Fast forward an hour. The housekeeper for that section has readied 110 for them, so I try calling upstairs. No response. I try back fifteen minutes later, in case someone had stepped into the bathroom or outside. No answer. So I turn the message light on. An hour later, I haven't heard from her still, so I try calling again. No dice. I go outside to talk to one of the housekeepers about another room, and I see her car is still in our parking lot, so when Lupe calls down to see about whether 208 is still moving, I ask her to knock on their door. Nothing. I deal with a few calls and check ins down at the desk, while also trying to call up to 208, and even after letting it ring for five minutes straight (I timed it), there's no answer. As soon as I can get away from the desk, I go upstairs and find Lupe outside 208, knocking. "Housekeeping!" she says. There's no answer.

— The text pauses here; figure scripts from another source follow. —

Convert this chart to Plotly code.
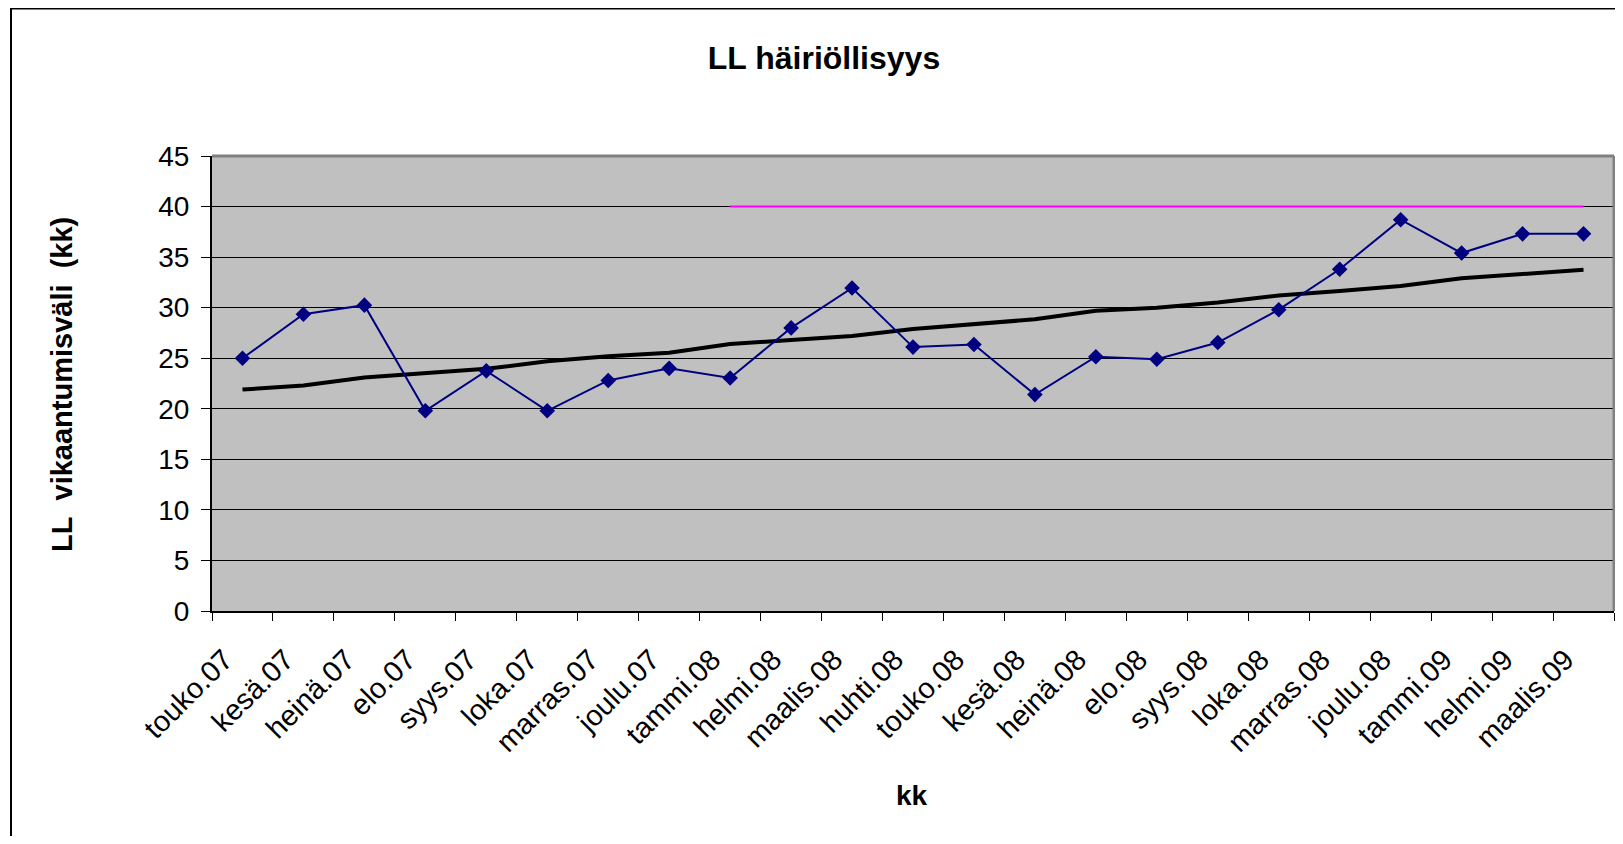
import plotly.graph_objects as go

months = ["touko.07", "kesä.07", "heinä.07", "elo.07", "syys.07", "loka.07",
          "marras.07", "joulu.07", "tammi.08", "helmi.08", "maalis.08", "huhti.08",
          "touko.08", "kesä.08", "heinä.08", "elo.08", "syys.08", "loka.08",
          "marras.08", "joulu.08", "tammi.09", "helmi.09", "maalis.09"]
values = [25.0, 29.35, 30.25, 19.8, 23.75, 19.8, 22.8, 24.0, 23.05, 28.0, 31.95,
          26.1, 26.35, 21.4, 25.15, 24.9, 26.55, 29.8, 33.8, 38.7, 35.4, 37.3, 37.3]
trend = [21.9, 22.3, 23.1, 23.5, 23.95, 24.7, 25.2, 25.55, 26.4, 26.8, 27.2,
         27.9, 28.4, 28.85, 29.7, 30.0, 30.5, 31.2, 31.65, 32.15, 32.9, 33.3, 33.75]
target_months = months[8:]
target = [40] * len(target_months)

y_ticks = [0, 5, 10, 15, 20, 25, 30, 35, 40, 45]

FONT = "Liberation Sans, Arial, sans-serif"

fig = go.Figure()
fig.add_trace(go.Scatter(x=target_months, y=target, mode="lines",
                         line=dict(color="#FF00FF", width=2), showlegend=False))
fig.add_trace(go.Scatter(x=months, y=trend, mode="lines",
                         line=dict(color="black", width=4), showlegend=False))
fig.add_trace(go.Scatter(x=months, y=values, mode="lines+markers",
                         line=dict(color="#000080", width=2),
                         marker=dict(symbol="diamond", size=12, color="#000080"),
                         showlegend=False))

# the page body has an 8px margin, so figure coords = screen - 8
W, H = 1607, 828
L, R, T, B = 204, 1, 148, 225
pw, ph = W - L - R, H - T - B

def px_x(x):
    return (x - L) / pw

def px_y(y):
    return (H - B - y) / ph

fig.update_layout(
    width=W, height=H,
    margin=dict(l=L, r=R, t=T, b=B),
    paper_bgcolor="white",
    plot_bgcolor="#C0C0C0",
    font=dict(family=FONT, color="black"),
    title=dict(text="<b>LL häiriöllisyys</b>", x=816 / W, xanchor="center",
               y=1 - 50 / H, yanchor="middle", font=dict(size=32, family=FONT)),
    xaxis=dict(type="category", categoryorder="array", categoryarray=months,
               range=[-0.5, len(months) - 0.5],
               tickson="boundaries", ticks="outside", ticklen=8, tickcolor="black",
               tickwidth=1, tickangle=-45, tickfont=dict(size=29, family=FONT),
               showgrid=False, showline=True, linecolor="black", linewidth=2,
               ticklabelstandoff=18, ticklabelshift=-18, fixedrange=True),
    yaxis=dict(range=[0, 45], tickvals=y_ticks, ticks="outside", ticklen=9,
               tickcolor="black", tickwidth=1, tickfont=dict(size=28, family=FONT),
               showgrid=True, gridcolor="black", gridwidth=1, zeroline=False,
               showline=True, linecolor="black", linewidth=2,
               ticklabelstandoff=6, fixedrange=True),
    annotations=[
        dict(text="<b>kk</b>", xref="paper", yref="paper", x=px_x(904), y=px_y(787),
             xanchor="center", yanchor="middle", showarrow=False,
             font=dict(size=28, family=FONT)),
        dict(text="<b>LL&nbsp; vikaantumisväli&nbsp; (kk)</b>", xref="paper", yref="paper",
             x=px_x(54), y=px_y(377), xanchor="center", yanchor="middle",
             textangle=-90, showarrow=False, font=dict(size=29, family=FONT)),
    ],
    shapes=[
        # plot area border (top and right)
        dict(type="line", xref="paper", yref="paper", x0=0, x1=1, y0=1, y1=1,
             line=dict(color="#808080", width=3)),
        dict(type="line", xref="paper", yref="paper", x0=1, x1=1, y0=0, y1=1,
             line=dict(color="#808080", width=3)),
        # chart frame (left and top)
        dict(type="line", xref="paper", yref="paper", x0=px_x(3), x1=px_x(W + 5),
             y0=px_y(0), y1=px_y(0), line=dict(color="black", width=3)),
        dict(type="line", xref="paper", yref="paper", x0=px_x(3), x1=px_x(3),
             y0=px_y(0), y1=px_y(H + 5), line=dict(color="black", width=2)),
    ],
)

fig.write_html("out.html")
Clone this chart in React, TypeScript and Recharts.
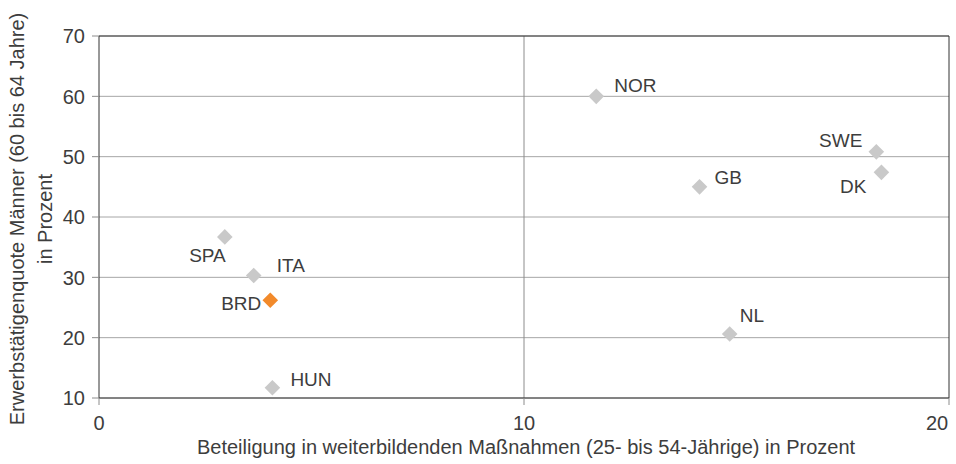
import React from 'react';
import { ScatterChart, Scatter, XAxis, YAxis, CartesianGrid, ReferenceLine } from 'recharts';

const countries = ['NOR', 'SWE', 'DK', 'GB', 'NL', 'SPA', 'ITA', 'HUN'];
const participation = [11.7, 18.29, 18.41, 14.13, 14.84, 2.96, 3.64, 4.08];
const employment = [60.0, 50.8, 47.4, 45.0, 20.6, 36.7, 30.3, 11.7];

const highlightCountries = ['BRD'];
const highlightParticipation = [4.03];
const highlightEmployment = [26.2];

const xTicks = [0, 10, 20];
const yTicks = [10, 20, 30, 40, 50, 60, 70];

const xTitle = 'Beteiligung in weiterbildenden Maßnahmen (25- bis 54-Jährige) in Prozent';
const yTitle1 = 'Erwerbstätigenquote Männer (60 bis 64 Jahre)';
const yTitle2 = 'in Prozent';

const labelPlacement: Record<string, { anchor: 'start' | 'end'; dx: number; dy: number }> = {
  NOR: { anchor: 'start', dx: 18, dy: -11 },
  SWE: { anchor: 'end', dx: -14, dy: -12 },
  DK: { anchor: 'end', dx: -15, dy: 14 },
  GB: { anchor: 'start', dx: 15, dy: -10 },
  NL: { anchor: 'start', dx: 10, dy: -19 },
  SPA: { anchor: 'end', dx: 1, dy: 18 },
  ITA: { anchor: 'start', dx: 23, dy: -10 },
  BRD: { anchor: 'end', dx: -9, dy: 3 },
  HUN: { anchor: 'start', dx: 18, dy: -9 },
};

const FONT = '"Liberation Sans", Arial, sans-serif';
const TEXT = '#3d3d3d';
const FS = 20;

const grayData = countries.map((name, i) => ({ name, x: participation[i], y: employment[i] }));
const highlightData = highlightCountries.map((name, i) => ({
  name,
  x: highlightParticipation[i],
  y: highlightEmployment[i],
}));

const makeShape = (fill: string) => (props: any) => {
  const { cx, cy, payload } = props;
  const p = labelPlacement[payload.name] || { anchor: 'start', dx: 12, dy: 0 };
  const r = 7.8;
  return (
    <g>
      <polygon points={`${cx},${cy - r} ${cx + r},${cy} ${cx},${cy + r} ${cx - r},${cy}`} fill={fill} />
      <text
        x={cx + p.dx}
        y={cy + p.dy}
        dy="0.36em"
        textAnchor={p.anchor}
        fontSize={19}
        fontFamily={FONT}
        fill={TEXT}
      >
        {payload.name}
      </text>
    </g>
  );
};

const XTick = (props: any) => {
  const { x, y, payload } = props;
  const shift = payload.value === 20 ? -11 : 0;
  return (
    <text x={x + shift} y={y} dy="0.36em" textAnchor="middle" fontSize={FS} fontFamily={FONT} fill={TEXT}>
      {payload.value}
    </text>
  );
};

const YTick = (props: any) => {
  const { x, y, payload } = props;
  return (
    <text x={x} y={y} dy="0.36em" textAnchor="end" fontSize={FS} fontFamily={FONT} fill={TEXT}>
      {payload.value}
    </text>
  );
};

const renderYTitle = () => (
  <g>
    <text
      x={17}
      y={219}
      dy="0.36em"
      transform="rotate(-90, 17, 219)"
      textAnchor="middle"
      fontSize={FS}
      fontFamily={FONT}
      fill={TEXT}
    >
      {yTitle1}
    </text>
    <text
      x={45}
      y={219}
      dy="0.36em"
      transform="rotate(-90, 45, 219)"
      textAnchor="middle"
      fontSize={FS}
      fontFamily={FONT}
      fill={TEXT}
    >
      {yTitle2}
    </text>
  </g>
);

const renderXTitle = () => (
  <text x={526} y={447} dy="0.36em" textAnchor="middle" fontSize={FS} fontFamily={FONT} fill={TEXT}>
    {xTitle}
  </text>
);

export default function App() {
  return (
    <div style={{ position: 'absolute', left: 0, top: 0, background: '#fff' }}>
      <ScatterChart width={956} height={464} margin={{ top: 36, right: 7, bottom: 0, left: 0 }}>
        <CartesianGrid horizontal={true} vertical={false} stroke="#a6a6a6" />
        <XAxis
          type="number"
          dataKey="x"
          domain={[0, 20]}
          ticks={xTicks}
          height={66}
          tickSize={7}
          tickMargin={18}
          tick={<XTick />}
          tickLine={{ stroke: '#8c8c8c' }}
          axisLine={{ stroke: '#333' }}
          label={renderXTitle}
        />
        <YAxis
          type="number"
          dataKey="y"
          domain={[10, 70]}
          ticks={yTicks}
          width={99}
          tickSize={7}
          tickMargin={7}
          tick={<YTick />}
          tickLine={{ stroke: '#8c8c8c' }}
          axisLine={{ stroke: '#333' }}
          label={renderYTitle}
        />
        <ReferenceLine x={10} stroke="#8c8c8c" />
        <ReferenceLine y={70} stroke="#333" />
        <ReferenceLine x={20} stroke="#333" />
        <Scatter data={grayData} fill="#c9c9c9" shape={makeShape('#c9c9c9')} isAnimationActive={false} />
        <Scatter data={highlightData} fill="#f28a2b" shape={makeShape('#f28a2b')} isAnimationActive={false} />
      </ScatterChart>
    </div>
  );
}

She tries again. "Housekeeping!" We listen, and hear a baby start crying inside, but nothing else. We look at each other, and she shrugs and hands me the skeleton key.
Now, if there is one thing I hate, it's opening the door to a room when there's no answer but there is supposed to be someone inside, and that reluctance dates back to the time I found the dead woman. I'll get around to telling that story someday. I really do not like doing it. Plus, with some of the people we have here, you never know what you're going to find in a room, empty or otherwise.
I knock. "Front desk!" I take a deep breath and knock again, then unlock the door and push it slightly open. I see a person sleeping on each bed in the room. "Excuse me," I say loudly. Neither one moves. "Hello, miss? Excuse me!" I continue knocking on the open door, and practically shouting "excuse me" at them. Finally, one stirs. They were just sleeping real hard. She comes down to the office to get the key for 110 a few minutes later and apologizes.
Goddamnitall, why do people have to get me all freaked out like that? And how hard can a person sleep? I wasn't shouting, like the time 112 got locked out while some chick was nodding out inside, but it was close.